= Record extracts =
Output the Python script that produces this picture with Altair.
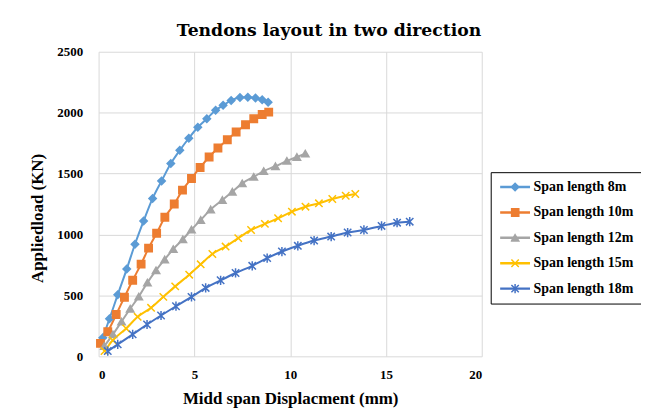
import altair as alt
import pandas as pd

series_names = ["Span length 8m", "Span length 10m", "Span length 12m", "Span length 15m", "Span length 18m"]
series_keys = ["1", "2", "3", "4", "5"]
colors = ["#5B9BD5", "#ED7D31", "#A5A5A5", "#FFC000", "#4472C4"]
shapes = ["diamond", "square", "triangle-up", "M-1,-1L1,1M-1,1L1,-1", "M-1,-1L1,1M-1,1L1,-1M0,-1.25L0,1.25"]

x8 = [0.22, 0.57, 1.0, 1.47, 1.9, 2.35, 2.82, 3.29, 3.77, 4.24, 4.71, 5.18, 5.65, 6.11, 6.5, 6.92, 7.38, 7.79, 8.19, 8.54, 8.85]
y8 = [153, 308, 506, 716, 920, 1110, 1296, 1440, 1582, 1691, 1790, 1880, 1950, 2020, 2060, 2100, 2125, 2127, 2121, 2105, 2085]
x10 = [0.1, 0.48, 0.92, 1.35, 1.78, 2.22, 2.61, 3.03, 3.46, 3.95, 4.38, 4.85, 5.3, 5.77, 6.23, 6.72, 7.18, 7.67, 8.1, 8.54, 8.88]
y10 = [106, 202, 343, 485, 624, 757, 888, 1010, 1141, 1250, 1364, 1460, 1550, 1636, 1710, 1778, 1841, 1901, 1950, 1985, 2004]
x12 = [0.3, 0.75, 1.2, 1.65, 2.1, 2.55, 3.0, 3.45, 3.9, 4.4, 4.85, 5.33, 5.85, 6.46, 6.98, 7.5, 8.1, 8.62, 9.23, 9.83, 10.35, 10.79]
y12 = [84, 180, 285, 390, 490, 605, 705, 795, 880, 960, 1040, 1119, 1205, 1283, 1351, 1420, 1473, 1520, 1560, 1604, 1636, 1664]
x15 = [0.31, 0.74, 1.44, 2.04, 2.74, 3.38, 4.0, 4.73, 5.33, 5.94, 6.63, 7.29, 7.96, 8.68, 9.37, 10.09, 10.8, 11.5, 12.2, 12.9, 13.4]
y15 = [43, 131, 229, 324, 398, 488, 574, 670, 755, 840, 901, 970, 1037, 1087, 1133, 1187, 1228, 1256, 1291, 1318, 1332]
x18 = [0.48, 1.0, 1.78, 2.53, 3.26, 4.04, 4.85, 5.59, 6.37, 7.15, 8.02, 8.8, 9.57, 10.4, 11.25, 12.14, 13.0, 13.85, 14.77, 15.58, 16.24]
y18 = [43, 98, 180, 261, 335, 411, 488, 561, 624, 684, 743, 806, 860, 907, 950, 983, 1016, 1037, 1070, 1097, 1105]

xs = [x8, x10, x12, x15, x18]
ys = [y8, y10, y12, y15, y18]

rows = []
for name, key, xv, yv in zip(series_names, series_keys, xs, ys):
    for i, (a, b) in enumerate(zip(xv, yv)):
        rows.append({"series": name, "key": key, "order": i, "x": a, "y": b})
df = pd.DataFrame(rows)

FONT = "Liberation Serif"

x_enc = alt.X("x:Q", scale=alt.Scale(domain=[0, 20], nice=False),
              axis=alt.Axis(title="Midd span Displacment (mm)", values=[0, 5, 10, 15, 20], format="d",
                            titleY=42, titleBaseline="middle", labelPadding=12))
y_enc = alt.Y("y:Q", scale=alt.Scale(domain=[0, 2500], nice=False),
              axis=alt.Axis(title="Appliedload (KN)", values=[0, 500, 1000, 1500, 2000, 2500], format="d",
                            titleX=-61, titleY=167, titleAngle=270, titleBaseline="middle",
                            titleAlign="center", labelPadding=16))

lines = alt.Chart(df).mark_line(strokeWidth=2, interpolate="monotone").encode(
    x=x_enc, y=y_enc,
    color=alt.Color("series:N", scale=alt.Scale(domain=series_names, range=colors),
                    legend=alt.Legend(title=None, orient="none", legendX=394, legendY=121,
                                      symbolType="stroke", symbolSize=900, symbolStrokeWidth=2.5,
                                      clipHeight=14, rowPadding=11.5, padding=8,
                                      strokeColor="black", labelFont=FONT, labelFontSize=14,
                                      labelFontWeight="bold", labelColor="#000000", labelOffset=2)),
    order="order:Q",
)

points = alt.Chart(df).mark_point(filled=False, size=55, strokeWidth=1.5, opacity=1).encode(
    x="x:Q", y="y:Q",
    shape=alt.Shape("key:N", scale=alt.Scale(domain=series_keys, range=shapes),
                    legend=alt.Legend(title=None, orient="none", legendX=406, legendY=121,
                                      symbolSize=55, symbolStrokeWidth=1.5,
                                      clipHeight=14, rowPadding=11.5, padding=8,
                                      labelFontSize=1, labelExpr="''")),
    stroke=alt.Stroke("key:N", scale=alt.Scale(domain=series_keys, range=colors), legend=None),
    fill=alt.Fill("key:N", scale=alt.Scale(domain=series_keys, range=colors), legend=None),
)

chart = alt.layer(lines, points).properties(
    width=385, height=306,
    background="white",
    autosize=alt.AutoSizeParams(type="none"),
    padding={"left": 91, "top": 43, "right": 160, "bottom": 54},
    title=alt.TitleParams("Tendons layout in two direction", font="DejaVu Serif", fontSize=17.3,
                          fontWeight="bold", color="#000000", anchor="middle", dx=39,
                          offset=7),
).configure_axis(
    labelFont=FONT, labelFontSize=13, labelFontWeight="bold", labelColor="#000000",
    titleFont=FONT, titleFontSize=17, titleFontWeight="bold", titleColor="#000000",
    gridColor="#D9D9D9", gridWidth=1, domain=False, ticks=False, tickSize=0,
).configure_view(stroke=None)

chart.save("out.html", embed_options={"renderer": "svg", "actions": False})
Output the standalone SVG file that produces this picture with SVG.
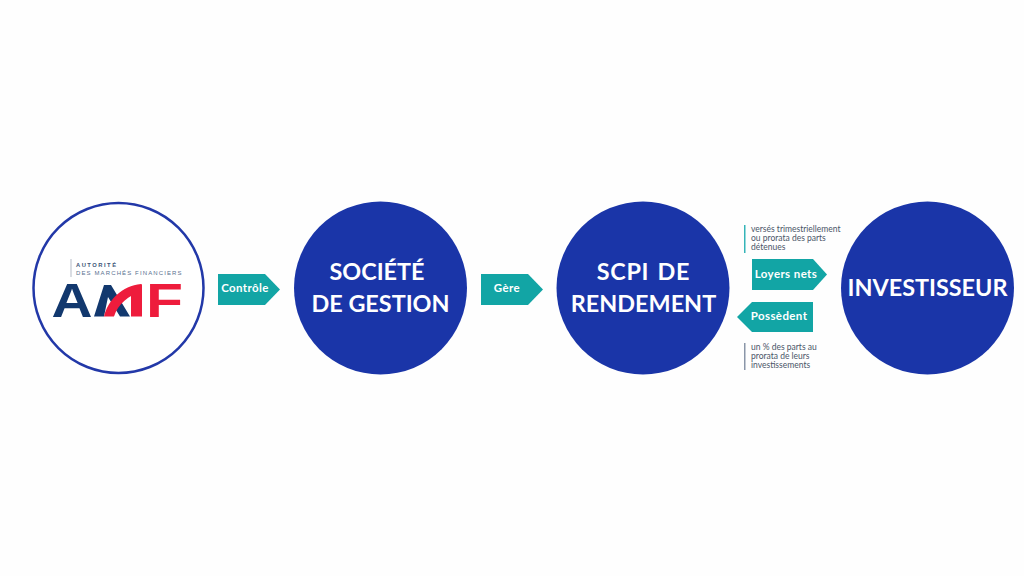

= What you are asked to do =
Take the entries shown above and quote them verbatim, passing over the pictures.

= Complete answer =
Output the Python script that produces this picture with Altair.
import altair as alt
import pandas as pd

series_names = ["Span length 8m", "Span length 10m", "Span length 12m", "Span length 15m", "Span length 18m"]
series_keys = ["1", "2", "3", "4", "5"]
colors = ["#5B9BD5", "#ED7D31", "#A5A5A5", "#FFC000", "#4472C4"]
shapes = ["diamond", "square", "triangle-up", "M-1,-1L1,1M-1,1L1,-1", "M-1,-1L1,1M-1,1L1,-1M0,-1.25L0,1.25"]

x8 = [0.22, 0.57, 1.0, 1.47, 1.9, 2.35, 2.82, 3.29, 3.77, 4.24, 4.71, 5.18, 5.65, 6.11, 6.5, 6.92, 7.38, 7.79, 8.19, 8.54, 8.85]
y8 = [153, 308, 506, 716, 920, 1110, 1296, 1440, 1582, 1691, 1790, 1880, 1950, 2020, 2060, 2100, 2125, 2127, 2121, 2105, 2085]
x10 = [0.1, 0.48, 0.92, 1.35, 1.78, 2.22, 2.61, 3.03, 3.46, 3.95, 4.38, 4.85, 5.3, 5.77, 6.23, 6.72, 7.18, 7.67, 8.1, 8.54, 8.88]
y10 = [106, 202, 343, 485, 624, 757, 888, 1010, 1141, 1250, 1364, 1460, 1550, 1636, 1710, 1778, 1841, 1901, 1950, 1985, 2004]
x12 = [0.3, 0.75, 1.2, 1.65, 2.1, 2.55, 3.0, 3.45, 3.9, 4.4, 4.85, 5.33, 5.85, 6.46, 6.98, 7.5, 8.1, 8.62, 9.23, 9.83, 10.35, 10.79]
y12 = [84, 180, 285, 390, 490, 605, 705, 795, 880, 960, 1040, 1119, 1205, 1283, 1351, 1420, 1473, 1520, 1560, 1604, 1636, 1664]
x15 = [0.31, 0.74, 1.44, 2.04, 2.74, 3.38, 4.0, 4.73, 5.33, 5.94, 6.63, 7.29, 7.96, 8.68, 9.37, 10.09, 10.8, 11.5, 12.2, 12.9, 13.4]
y15 = [43, 131, 229, 324, 398, 488, 574, 670, 755, 840, 901, 970, 1037, 1087, 1133, 1187, 1228, 1256, 1291, 1318, 1332]
x18 = [0.48, 1.0, 1.78, 2.53, 3.26, 4.04, 4.85, 5.59, 6.37, 7.15, 8.02, 8.8, 9.57, 10.4, 11.25, 12.14, 13.0, 13.85, 14.77, 15.58, 16.24]
y18 = [43, 98, 180, 261, 335, 411, 488, 561, 624, 684, 743, 806, 860, 907, 950, 983, 1016, 1037, 1070, 1097, 1105]

xs = [x8, x10, x12, x15, x18]
ys = [y8, y10, y12, y15, y18]

rows = []
for name, key, xv, yv in zip(series_names, series_keys, xs, ys):
    for i, (a, b) in enumerate(zip(xv, yv)):
        rows.append({"series": name, "key": key, "order": i, "x": a, "y": b})
df = pd.DataFrame(rows)

FONT = "Liberation Serif"

x_enc = alt.X("x:Q", scale=alt.Scale(domain=[0, 20], nice=False),
              axis=alt.Axis(title="Midd span Displacment (mm)", values=[0, 5, 10, 15, 20], format="d",
                            titleY=42, titleBaseline="middle", labelPadding=12))
y_enc = alt.Y("y:Q", scale=alt.Scale(domain=[0, 2500], nice=False),
              axis=alt.Axis(title="Appliedload (KN)", values=[0, 500, 1000, 1500, 2000, 2500], format="d",
                            titleX=-61, titleY=167, titleAngle=270, titleBaseline="middle",
                            titleAlign="center", labelPadding=16))

lines = alt.Chart(df).mark_line(strokeWidth=2, interpolate="monotone").encode(
    x=x_enc, y=y_enc,
    color=alt.Color("series:N", scale=alt.Scale(domain=series_names, range=colors),
                    legend=alt.Legend(title=None, orient="none", legendX=394, legendY=121,
                                      symbolType="stroke", symbolSize=900, symbolStrokeWidth=2.5,
                                      clipHeight=14, rowPadding=11.5, padding=8,
                                      strokeColor="black", labelFont=FONT, labelFontSize=14,
                                      labelFontWeight="bold", labelColor="#000000", labelOffset=2)),
    order="order:Q",
)

points = alt.Chart(df).mark_point(filled=False, size=55, strokeWidth=1.5, opacity=1).encode(
    x="x:Q", y="y:Q",
    shape=alt.Shape("key:N", scale=alt.Scale(domain=series_keys, range=shapes),
                    legend=alt.Legend(title=None, orient="none", legendX=406, legendY=121,
                                      symbolSize=55, symbolStrokeWidth=1.5,
                                      clipHeight=14, rowPadding=11.5, padding=8,
                                      labelFontSize=1, labelExpr="''")),
    stroke=alt.Stroke("key:N", scale=alt.Scale(domain=series_keys, range=colors), legend=None),
    fill=alt.Fill("key:N", scale=alt.Scale(domain=series_keys, range=colors), legend=None),
)

chart = alt.layer(lines, points).properties(
    width=385, height=306,
    background="white",
    autosize=alt.AutoSizeParams(type="none"),
    padding={"left": 91, "top": 43, "right": 160, "bottom": 54},
    title=alt.TitleParams("Tendons layout in two direction", font="DejaVu Serif", fontSize=17.3,
                          fontWeight="bold", color="#000000", anchor="middle", dx=39,
                          offset=7),
).configure_axis(
    labelFont=FONT, labelFontSize=13, labelFontWeight="bold", labelColor="#000000",
    titleFont=FONT, titleFontSize=17, titleFontWeight="bold", titleColor="#000000",
    gridColor="#D9D9D9", gridWidth=1, domain=False, ticks=False, tickSize=0,
).configure_view(stroke=None)

chart.save("out.html", embed_options={"renderer": "svg", "actions": False})
Output the standalone SVG file that produces this picture with SVG.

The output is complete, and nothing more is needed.